◆ What to produce
Your task is to retype, word for word, the lines from the start of the data through the line holding "import * as d3 from 'd3';". Do not include the pictures.

— BEGIN —

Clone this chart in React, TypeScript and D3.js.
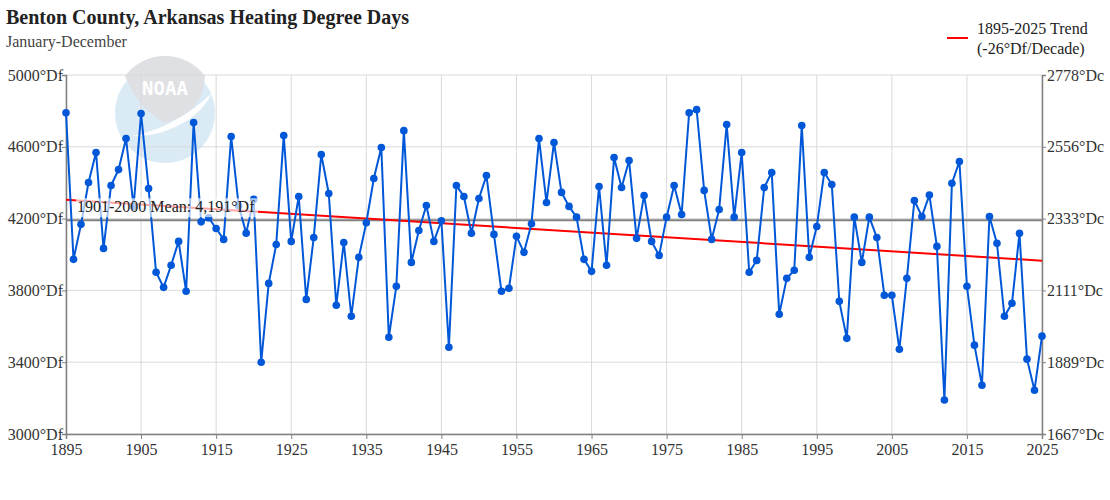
import React, { useEffect, useRef } from 'react';
import * as d3 from 'd3';

// Annual heating degree days, Benton County AR
const years: number[] = d3.range(1895, 2026);
const hdd: number[] = [
  4790, 3973, 4168, 4401, 4568, 4034, 4384, 4473, 4646, 4266,
  4785, 4368, 3901, 3817, 3940, 4073, 3795, 4735, 4182, 4205,
  4145, 4084, 4657, 4271, 4119, 4307, 3400, 3839, 4056, 4663,
  4073, 4323, 3750, 4095, 4557, 4340, 3717, 4067, 3656, 3984,
  4177, 4423, 4596, 3539, 3823, 4690, 3956, 4134, 4273, 4073,
  4188, 3483, 4384, 4323, 4118, 4312, 4440, 4112, 3795, 3812,
  4101, 4012, 4171, 4646, 4290, 4624, 4346, 4268, 4208, 3973,
  3906, 4379, 3940, 4540, 4373, 4524, 4090, 4329, 4073, 3995,
  4208, 4384, 4223, 4790, 4807, 4357, 4084, 4251, 4724, 4208,
  4568, 3901, 3967, 4373, 4457, 3667, 3867, 3912, 4718, 3984,
  4156, 4457, 4390, 3739, 3533, 4208, 3956, 4208, 4095, 3773,
  3773, 3472, 3867, 4301, 4212, 4331, 4045, 3189, 4397, 4518,
  3823, 3495, 3272, 4212, 4062, 3656, 3728, 4118, 3417, 3244,
  3545,
];
const meanValue = 4191;
const yTicks: number[] = [3000, 3400, 3800, 4200, 4600, 5000];
const xTicks: number[] = d3.range(1895, 2026, 10);

const W = 1110;
const H = 500;
const margin = { top: 75, right: 68, bottom: 66, left: 66 };
const blue = '#0057d8';
const font = '"Liberation Serif", "Times New Roman", serif';

const App: React.FC = () => {
  const svgRef = useRef<SVGSVGElement>(null);

  useEffect(() => {
    if (!svgRef.current) return;
    const svg = d3.select(svgRef.current);
    svg.selectAll('*').remove();

    const x = d3.scaleLinear().domain([1895, 2025]).range([margin.left, W - margin.right]);
    const y = d3.scaleLinear().domain([3000, 5000]).range([H - margin.bottom, margin.top]);

    const g = svg.append('g').attr('font-family', font);

    // NOAA watermark
    const logo = g.append('g').attr('opacity', 0.9);
    logo.append('circle').attr('cx', 165).attr('cy', 113).attr('r', 50).attr('fill', '#d8e9f6');
    logo.append('path')
      .attr('d', 'M125,76 A50,50 0 0 1 205,76 Q204,100 188,112 Q176,120 166,123 Q140,112 125,76 Z')
      .attr('fill', '#dcdde1');
    logo.append('path')
      .attr('d', 'M132,136 Q175,128 212,93 Q200,118 168,130 Q150,137 132,136 Z')
      .attr('fill', '#ffffff');
    logo.append('text')
      .attr('x', 165).attr('y', 95)
      .attr('text-anchor', 'middle')
      .attr('font-family', '"DejaVu Sans Mono", monospace')
      .attr('font-weight', 'bold')
      .attr('font-size', 19)
      .attr('fill', '#ffffff')
      .text('NOAA');

    // grid
    g.append('g').selectAll('line').data(yTicks).join('line')
      .attr('x1', margin.left).attr('x2', W - margin.right)
      .attr('y1', d => y(d)).attr('y2', d => y(d))
      .attr('stroke', '#d9d9d9').attr('stroke-width', 1);
    g.append('g').selectAll('line').data(xTicks).join('line')
      .attr('x1', d => x(d)).attr('x2', d => x(d))
      .attr('y1', margin.top).attr('y2', H - margin.bottom)
      .attr('stroke', '#d9d9d9').attr('stroke-width', 1);

    // axes
    const axisColor = '#808080';
    const left = g.append('g').attr('transform', `translate(${margin.left},0)`)
      .call(d3.axisLeft(y).tickValues(yTicks).tickSize(4).tickFormat(d => `${d}°Df`));
    const right = g.append('g').attr('transform', `translate(${W - margin.right},0)`)
      .call(d3.axisRight(y).tickValues(yTicks).tickSize(4)
        .tickFormat(d => `${Math.round((+d * 5) / 9)}°Dc`));
    const bottom = g.append('g').attr('transform', `translate(0,${H - margin.bottom})`)
      .call(d3.axisBottom(x).tickValues(xTicks).tickSize(5).tickFormat(d3.format('d')));
    [left, right, bottom].forEach(a => {
      a.selectAll('path').attr('stroke', axisColor).attr('stroke-width', 1.5);
      a.selectAll('line').attr('stroke', axisColor);
      a.selectAll('text').attr('font-family', font).attr('font-size', 16).attr('fill', '#333');
    });
    left.selectAll('text').attr('x', -3);
    right.selectAll('text').attr('x', 5);
    bottom.selectAll('text').attr('dy', '0.85em').attr('y', 7);

    // mean line
    g.append('line')
      .attr('x1', x(1895)).attr('x2', x(2025))
      .attr('y1', y(meanValue)).attr('y2', y(meanValue))
      .attr('stroke', '#808080').attr('stroke-width', 2);

    // trend (least squares)
    const xm = d3.mean(years)!;
    const ym = d3.mean(hdd)!;
    const slope = d3.sum(years, (yr, i) => (yr - xm) * (hdd[i] - ym)) / d3.sum(years, yr => (yr - xm) ** 2);
    const trend = (yr: number) => ym + slope * (yr - xm);
    g.append('line')
      .attr('x1', x(1895)).attr('x2', x(2025))
      .attr('y1', y(trend(1895))).attr('y2', y(trend(2025)))
      .attr('stroke', '#ff0000').attr('stroke-width', 2);

    // series
    const line = d3.line<number>().x((_, i) => x(years[i])).y(d => y(d));
    g.append('path').datum(hdd)
      .attr('d', line)
      .attr('fill', 'none')
      .attr('stroke', blue)
      .attr('stroke-width', 2);
    g.append('g').selectAll('circle').data(hdd).join('circle')
      .attr('cx', (_, i) => x(years[i])).attr('cy', d => y(d))
      .attr('r', 3.8).attr('fill', blue);

    // mean label
    const lbl = g.append('g');
    lbl.append('rect')
      .attr('x', x(1895) + 10).attr('y', y(meanValue) - 22)
      .attr('width', 182).attr('height', 19)
      .attr('fill', '#ffffff').attr('opacity', 0.65);
    lbl.append('text')
      .attr('x', x(1895) + 11).attr('y', y(meanValue) - 8)
      .attr('font-size', 16).attr('fill', '#222')
      .text(`1901-2000 Mean: ${d3.format(',')(meanValue)}°Df`);

    // title
    g.append('text').attr('x', 6).attr('y', 24)
      .attr('font-size', 20).attr('font-weight', 'bold').attr('fill', '#222')
      .text('Benton County, Arkansas Heating Degree Days');
    g.append('text').attr('x', 6).attr('y', 47)
      .attr('font-size', 16).attr('fill', '#444')
      .text('January-December');

    // legend
    g.append('line').attr('x1', 947).attr('x2', 968).attr('y1', 38).attr('y2', 38)
      .attr('stroke', '#ff0000').attr('stroke-width', 2);
    g.append('text').attr('x', 977).attr('y', 34).attr('font-size', 16).attr('fill', '#222')
      .text('1895-2025 Trend');
    g.append('text').attr('x', 977).attr('y', 54).attr('font-size', 16).attr('fill', '#222')
      .text(`(${Math.round(slope * 10)}°Df/Decade)`);
  }, []);

  return (
    <svg
      ref={svgRef}
      width={W}
      height={H}
      style={{ position: 'absolute', left: 0, top: 0, background: '#fff' }}
    />
  );
};

export default App;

— END —

◆ The completed task
Clone this chart in React, TypeScript and D3.js.
import React, { useEffect, useRef } from 'react';
import * as d3 from 'd3';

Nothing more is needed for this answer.